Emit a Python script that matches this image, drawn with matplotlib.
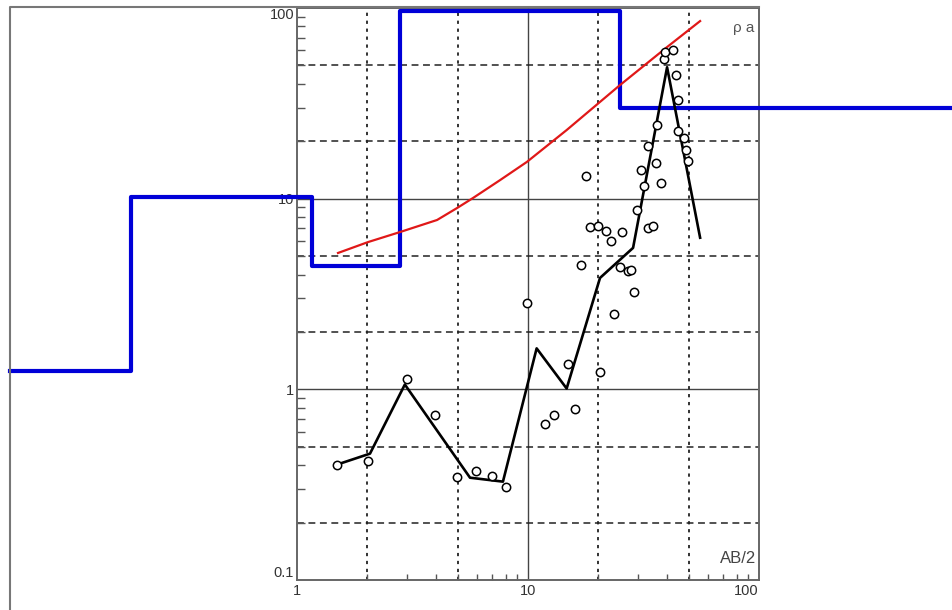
import matplotlib.pyplot as plt
from matplotlib.lines import Line2D
from matplotlib.ticker import FixedLocator, LogLocator, NullFormatter

plt.rcParams['font.family'] = ['Liberation Sans', 'DejaVu Sans']

# --- layered model (blue step) ---
layer_x = [0.057, 0.191, 1.16, 2.79, 25.0, 700.0]
layer_rho = [1.25, 10.25, 4.45, 96.0, 30.0]

# --- computed curve (red) ---
calc_ab2 = [1.505, 2.03, 2.79, 4.04, 4.93, 5.78, 7.56, 9.9, 14.7, 25.0, 40.0, 55.6]
calc_rho = [5.19, 5.92, 6.68, 7.73, 8.93, 10.08, 12.5, 15.6, 22.9, 39.4, 62.4, 85.4]

# --- smoothed field curve (black) ---
smooth_ab2 = [1.49, 2.07, 2.93, 5.61, 7.79, 10.9, 14.7, 20.5, 28.5, 40.0, 55.6]
smooth_rho = [0.403, 0.46, 1.06, 0.344, 0.328, 1.64, 1.01, 3.84, 5.52, 48.9, 6.24]

# --- field measurements (open circles) ---
obs_ab2 = [1.49, 2.02, 2.99, 3.96, 4.94, 5.94, 7.01, 8.03, 9.93, 11.85,
           13.0, 15.9, 14.85, 20.5, 23.6, 28.9, 16.9, 24.9, 27.2, 27.9,
           18.55, 20.0, 21.7, 22.9, 25.6, 33.2, 34.7, 29.7, 17.8, 31.9,
           37.7, 30.8, 35.7, 33.2, 36.3, 38.8, 39.2, 42.3, 43.7, 44.7,
           44.7, 47.4, 48.2, 49.3]
obs_rho = [0.40, 0.42, 1.13, 0.73, 0.345, 0.375, 0.35, 0.309, 2.83, 0.66,
           0.73, 0.785, 1.35, 1.23, 2.48, 3.23, 4.49, 4.37, 4.18, 4.23,
           7.06, 7.21, 6.79, 6.01, 6.65, 7.01, 7.21, 8.68, 13.1, 11.7,
           12.1, 14.2, 15.3, 19.0, 24.3, 53.9, 58.9, 60.1, 44.6, 32.8,
           22.6, 20.9, 18.1, 15.7]

x_major = [1, 10, 100]
y_major = [0.1, 1, 10, 100]
grid_minor = [2, 5, 20, 50]
grid_minor_y = [0.2, 0.5, 2, 5, 20, 50]

fig = plt.figure(figsize=(9.53, 6.10), dpi=100)
ax = fig.add_axes([297 / 953, 1 - 580 / 610, 462 / 953, 572 / 610])
ax.set_xscale('log')
ax.set_yscale('log')
ax.set_xlim(1, 100)
ax.set_ylim(0.1, 100)

# grid
for v in x_major[1:-1]:
    ax.axvline(v, color='#444444', lw=1.0, zorder=1)
for v in y_major[1:-1]:
    ax.axhline(v, color='#444444', lw=1.0, zorder=1)
for v in grid_minor:
    ax.axvline(v, color='#222222', lw=1.3, ls=(0, (1.8, 2.6)), zorder=1)
for v in grid_minor_y:
    ax.axhline(v, color='#222222', lw=1.1, ls=(0, (4.5, 3.0)), zorder=1)

# curves
ax.plot(layer_x, layer_rho + [layer_rho[-1]], drawstyle='steps-post',
        color='#0000d8', lw=3.0, clip_on=False, zorder=5)
ax.plot(calc_ab2, calc_rho, color='#e01818', lw=1.6, zorder=6)
ax.plot(smooth_ab2, smooth_rho, color='black', lw=1.9, zorder=7)
ax.plot(obs_ab2, obs_rho, 'o', ms=6, mfc='white', mec='black', mew=1.1,
        zorder=8)

# axes styling
for s in ax.spines.values():
    s.set_color('#666666')
    s.set_linewidth(1.4)

ax.xaxis.set_major_locator(FixedLocator(x_major))
ax.yaxis.set_major_locator(FixedLocator(y_major))
ax.set_xticklabels([str(v) for v in x_major])
ax.set_yticklabels(['0.1', '1', '10', '100'])
ax.xaxis.set_minor_locator(LogLocator(base=10, subs=range(2, 10)))
ax.yaxis.set_minor_locator(LogLocator(base=10, subs=range(2, 10)))
ax.xaxis.set_minor_formatter(NullFormatter())
ax.yaxis.set_minor_formatter(NullFormatter())
ax.tick_params(which='major', length=0, pad=3, labelsize=10.5,
               labelcolor='#333333')
ax.tick_params(axis='y', which='major', pad=2)
ax.tick_params(which='minor', direction='in', length=6, width=1.0,
               color='#555555')
ax.tick_params(axis='x', which='minor', length=4)

xl = ax.get_xticklabels()
xl[-1].set_ha('right')
yl = ax.get_yticklabels()
yl[0].set_va('bottom')
yl[-1].set_va('top')

ax.text(0.991, 0.965, 'ρ a', transform=ax.transAxes, ha='right', va='center',
        fontsize=11, color='#555555')
ax.text(0.993, 0.037, 'AB/2', transform=ax.transAxes, ha='right',
        va='center', fontsize=12, color='#444444')

# outer frame
fig.add_artist(Line2D([10 / 953, 10 / 953, 759 / 953], [0, 1 - 7 / 610, 1 - 7 / 610],
                      color='#777777', lw=1.5, transform=fig.transFigure))

fig.savefig('out.png', dpi=100)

☆ ☆ ☆

EXERCISE TASK – Transcribe the full listing above exactly as it stands, minus the pictures.

EXPECTED ANSWER –
Emit a Python script that matches this image, drawn with matplotlib.
import matplotlib.pyplot as plt
from matplotlib.lines import Line2D
from matplotlib.ticker import FixedLocator, LogLocator, NullFormatter

plt.rcParams['font.family'] = ['Liberation Sans', 'DejaVu Sans']

# --- layered model (blue step) ---
layer_x = [0.057, 0.191, 1.16, 2.79, 25.0, 700.0]
layer_rho = [1.25, 10.25, 4.45, 96.0, 30.0]

# --- computed curve (red) ---
calc_ab2 = [1.505, 2.03, 2.79, 4.04, 4.93, 5.78, 7.56, 9.9, 14.7, 25.0, 40.0, 55.6]
calc_rho = [5.19, 5.92, 6.68, 7.73, 8.93, 10.08, 12.5, 15.6, 22.9, 39.4, 62.4, 85.4]

# --- smoothed field curve (black) ---
smooth_ab2 = [1.49, 2.07, 2.93, 5.61, 7.79, 10.9, 14.7, 20.5, 28.5, 40.0, 55.6]
smooth_rho = [0.403, 0.46, 1.06, 0.344, 0.328, 1.64, 1.01, 3.84, 5.52, 48.9, 6.24]

# --- field measurements (open circles) ---
obs_ab2 = [1.49, 2.02, 2.99, 3.96, 4.94, 5.94, 7.01, 8.03, 9.93, 11.85,
           13.0, 15.9, 14.85, 20.5, 23.6, 28.9, 16.9, 24.9, 27.2, 27.9,
           18.55, 20.0, 21.7, 22.9, 25.6, 33.2, 34.7, 29.7, 17.8, 31.9,
           37.7, 30.8, 35.7, 33.2, 36.3, 38.8, 39.2, 42.3, 43.7, 44.7,
           44.7, 47.4, 48.2, 49.3]
obs_rho = [0.40, 0.42, 1.13, 0.73, 0.345, 0.375, 0.35, 0.309, 2.83, 0.66,
           0.73, 0.785, 1.35, 1.23, 2.48, 3.23, 4.49, 4.37, 4.18, 4.23,
           7.06, 7.21, 6.79, 6.01, 6.65, 7.01, 7.21, 8.68, 13.1, 11.7,
           12.1, 14.2, 15.3, 19.0, 24.3, 53.9, 58.9, 60.1, 44.6, 32.8,
           22.6, 20.9, 18.1, 15.7]

x_major = [1, 10, 100]
y_major = [0.1, 1, 10, 100]
grid_minor = [2, 5, 20, 50]
grid_minor_y = [0.2, 0.5, 2, 5, 20, 50]

fig = plt.figure(figsize=(9.53, 6.10), dpi=100)
ax = fig.add_axes([297 / 953, 1 - 580 / 610, 462 / 953, 572 / 610])
ax.set_xscale('log')
ax.set_yscale('log')
ax.set_xlim(1, 100)
ax.set_ylim(0.1, 100)

# grid
for v in x_major[1:-1]:
    ax.axvline(v, color='#444444', lw=1.0, zorder=1)
for v in y_major[1:-1]:
    ax.axhline(v, color='#444444', lw=1.0, zorder=1)
for v in grid_minor:
    ax.axvline(v, color='#222222', lw=1.3, ls=(0, (1.8, 2.6)), zorder=1)
for v in grid_minor_y:
    ax.axhline(v, color='#222222', lw=1.1, ls=(0, (4.5, 3.0)), zorder=1)

# curves
ax.plot(layer_x, layer_rho + [layer_rho[-1]], drawstyle='steps-post',
        color='#0000d8', lw=3.0, clip_on=False, zorder=5)
ax.plot(calc_ab2, calc_rho, color='#e01818', lw=1.6, zorder=6)
ax.plot(smooth_ab2, smooth_rho, color='black', lw=1.9, zorder=7)
ax.plot(obs_ab2, obs_rho, 'o', ms=6, mfc='white', mec='black', mew=1.1,
        zorder=8)

# axes styling
for s in ax.spines.values():
    s.set_color('#666666')
    s.set_linewidth(1.4)

ax.xaxis.set_major_locator(FixedLocator(x_major))
ax.yaxis.set_major_locator(FixedLocator(y_major))
ax.set_xticklabels([str(v) for v in x_major])
ax.set_yticklabels(['0.1', '1', '10', '100'])
ax.xaxis.set_minor_locator(LogLocator(base=10, subs=range(2, 10)))
ax.yaxis.set_minor_locator(LogLocator(base=10, subs=range(2, 10)))
ax.xaxis.set_minor_formatter(NullFormatter())
ax.yaxis.set_minor_formatter(NullFormatter())
ax.tick_params(which='major', length=0, pad=3, labelsize=10.5,
               labelcolor='#333333')
ax.tick_params(axis='y', which='major', pad=2)
ax.tick_params(which='minor', direction='in', length=6, width=1.0,
               color='#555555')
ax.tick_params(axis='x', which='minor', length=4)

xl = ax.get_xticklabels()
xl[-1].set_ha('right')
yl = ax.get_yticklabels()
yl[0].set_va('bottom')
yl[-1].set_va('top')

ax.text(0.991, 0.965, 'ρ a', transform=ax.transAxes, ha='right', va='center',
        fontsize=11, color='#555555')
ax.text(0.993, 0.037, 'AB/2', transform=ax.transAxes, ha='right',
        va='center', fontsize=12, color='#444444')

# outer frame
fig.add_artist(Line2D([10 / 953, 10 / 953, 759 / 953], [0, 1 - 7 / 610, 1 - 7 / 610],
                      color='#777777', lw=1.5, transform=fig.transFigure))

fig.savefig('out.png', dpi=100)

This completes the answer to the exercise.